By 1881 Jumbo was beginning to exhibit signs of distress. Whether it was a tooth problem due to his soft diet. Elephants grew up to six sets of molars over their lifetime, and their diet in the African bush helped to grind down their current set of teeth, thus allowing the new set of teeth to grow up. The soft diet he was given in captivity did not allow his teeth to grind down, thus blocking the new set of teeth from coming in and bending out of shape, causing tremendous pain for the elephant. Another possible problem was that Jumbo had reached elephant adolescence and experienced his first annual outbreak of “musth,” the tsunami of testosterone which impels bull elephants to mate.

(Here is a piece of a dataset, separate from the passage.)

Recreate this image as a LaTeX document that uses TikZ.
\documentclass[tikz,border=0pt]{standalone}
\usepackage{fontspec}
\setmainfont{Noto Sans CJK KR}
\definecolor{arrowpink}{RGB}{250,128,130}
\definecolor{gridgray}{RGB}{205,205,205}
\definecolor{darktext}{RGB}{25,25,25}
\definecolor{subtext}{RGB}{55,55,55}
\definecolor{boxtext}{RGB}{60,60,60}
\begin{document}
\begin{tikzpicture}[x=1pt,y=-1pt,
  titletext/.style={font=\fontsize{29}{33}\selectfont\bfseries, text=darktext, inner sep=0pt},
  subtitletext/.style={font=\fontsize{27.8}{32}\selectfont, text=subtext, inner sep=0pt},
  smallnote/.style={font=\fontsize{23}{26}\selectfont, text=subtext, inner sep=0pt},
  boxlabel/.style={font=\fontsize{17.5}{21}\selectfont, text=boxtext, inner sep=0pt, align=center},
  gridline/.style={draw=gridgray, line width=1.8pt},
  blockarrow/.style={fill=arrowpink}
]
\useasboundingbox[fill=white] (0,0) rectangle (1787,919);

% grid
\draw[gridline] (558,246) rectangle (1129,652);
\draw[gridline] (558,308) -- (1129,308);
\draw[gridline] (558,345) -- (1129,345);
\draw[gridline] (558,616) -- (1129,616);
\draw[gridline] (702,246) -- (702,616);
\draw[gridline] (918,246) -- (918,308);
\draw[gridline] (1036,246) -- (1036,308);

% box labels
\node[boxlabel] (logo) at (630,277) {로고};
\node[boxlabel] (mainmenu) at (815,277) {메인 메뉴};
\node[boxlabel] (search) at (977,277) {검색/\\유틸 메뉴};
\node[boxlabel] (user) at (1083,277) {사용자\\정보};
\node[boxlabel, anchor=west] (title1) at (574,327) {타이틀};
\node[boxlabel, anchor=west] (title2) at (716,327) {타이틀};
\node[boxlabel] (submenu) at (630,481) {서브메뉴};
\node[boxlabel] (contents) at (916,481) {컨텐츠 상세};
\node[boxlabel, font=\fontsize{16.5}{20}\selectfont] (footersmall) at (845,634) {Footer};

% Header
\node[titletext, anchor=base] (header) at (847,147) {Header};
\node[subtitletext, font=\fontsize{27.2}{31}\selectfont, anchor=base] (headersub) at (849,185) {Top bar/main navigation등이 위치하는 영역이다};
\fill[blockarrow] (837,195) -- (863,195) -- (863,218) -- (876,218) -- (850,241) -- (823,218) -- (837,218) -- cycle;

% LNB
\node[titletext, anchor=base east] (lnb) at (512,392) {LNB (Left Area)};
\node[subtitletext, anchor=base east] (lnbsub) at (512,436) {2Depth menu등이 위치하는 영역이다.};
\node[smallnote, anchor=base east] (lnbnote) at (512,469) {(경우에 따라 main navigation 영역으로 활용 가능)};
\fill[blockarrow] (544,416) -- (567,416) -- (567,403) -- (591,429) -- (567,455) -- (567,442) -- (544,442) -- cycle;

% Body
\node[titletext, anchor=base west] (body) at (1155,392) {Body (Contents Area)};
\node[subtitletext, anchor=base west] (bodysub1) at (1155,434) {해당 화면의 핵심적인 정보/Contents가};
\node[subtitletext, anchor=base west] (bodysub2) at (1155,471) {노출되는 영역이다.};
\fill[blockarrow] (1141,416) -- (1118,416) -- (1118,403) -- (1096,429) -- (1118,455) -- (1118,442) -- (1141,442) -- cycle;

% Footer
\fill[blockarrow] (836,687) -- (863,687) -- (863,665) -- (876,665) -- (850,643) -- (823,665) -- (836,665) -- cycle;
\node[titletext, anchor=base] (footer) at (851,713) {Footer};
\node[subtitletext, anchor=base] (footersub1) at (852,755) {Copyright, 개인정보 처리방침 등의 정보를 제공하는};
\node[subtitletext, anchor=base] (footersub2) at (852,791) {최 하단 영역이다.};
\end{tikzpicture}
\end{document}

Scott and the zoo’s superintendent, Abraham Bartlett, feared that Jumbo might harm the keeper or, worse, a visitor. That is when the decision to sell Jumbo occurred. After the transaction was finished, Jumbo was prepared for transport across the Atlantic Ocean. Once in New York, Jumbo was immediately taken to Madison Square Gardens and exhibited, earning more than enough in three weeks from the enormous crowds to recover the money he spent to buy the elephant. On May 17, 1884, Jumbo was one of Barnum & Bailey’s 21 elephants that crossed the Brooklyn Bridge to demonstrate that it was safe after 12 people were killed during a stampede caused by mass hysteria over collapse fears a year earlier.
Jumbo died at a railway yard in St. Thomas, Ontario, Canada, on September 15, 1885. At that time, the circus traveled North America using the train. Jumbo and the other animals had finished their nightly performance and were returned to their boxcar accommodations for the night. Jumbo was bringing up the rear and as he was crossing the railway tracks when an unscheduled freight train came roaring by and struck Jumbo, and he was mortally wounded, dying within minutes.
Barnum, never one to pass up the opportunity to make a dollar, had pieces of his star attraction separated to have multiple sites attracting curious spectators. Jumbo’s skeleton toured with Barnum & Bailey’s circus, and when that was done, it was donated to the American Museum of Natural History in New York City, where it remains to this day. Jumbo’s heart was sold to Cornell University. The elephant’s hide was stuffed by William J. Critchley and Carl Akeley, both of Ward’s Natural Science, who made Jumbo bigger by stretching the coat during the mounting process. The stuffed and mounted version of Jumbo toured with Barnum & Bailey’s circus for two years.
The stuffed and mounted Jumbo was eventually donated to Tufts University by P.T. Barnum, where it was displayed for many years. It was destroyed by fire in 1975. They collected the ashes from the stuffed Jumbo, which is stored in a 14-ounce Peter Pan Crunchy Peanut Butter jar in the Tuft’s athletic director’s office. Jumbo’s taxidermied tail, previously removed during earlier renovations, is stored in the holdings of Tufts Digital Collections and Archives. Jumbo is also the Tufts University mascot.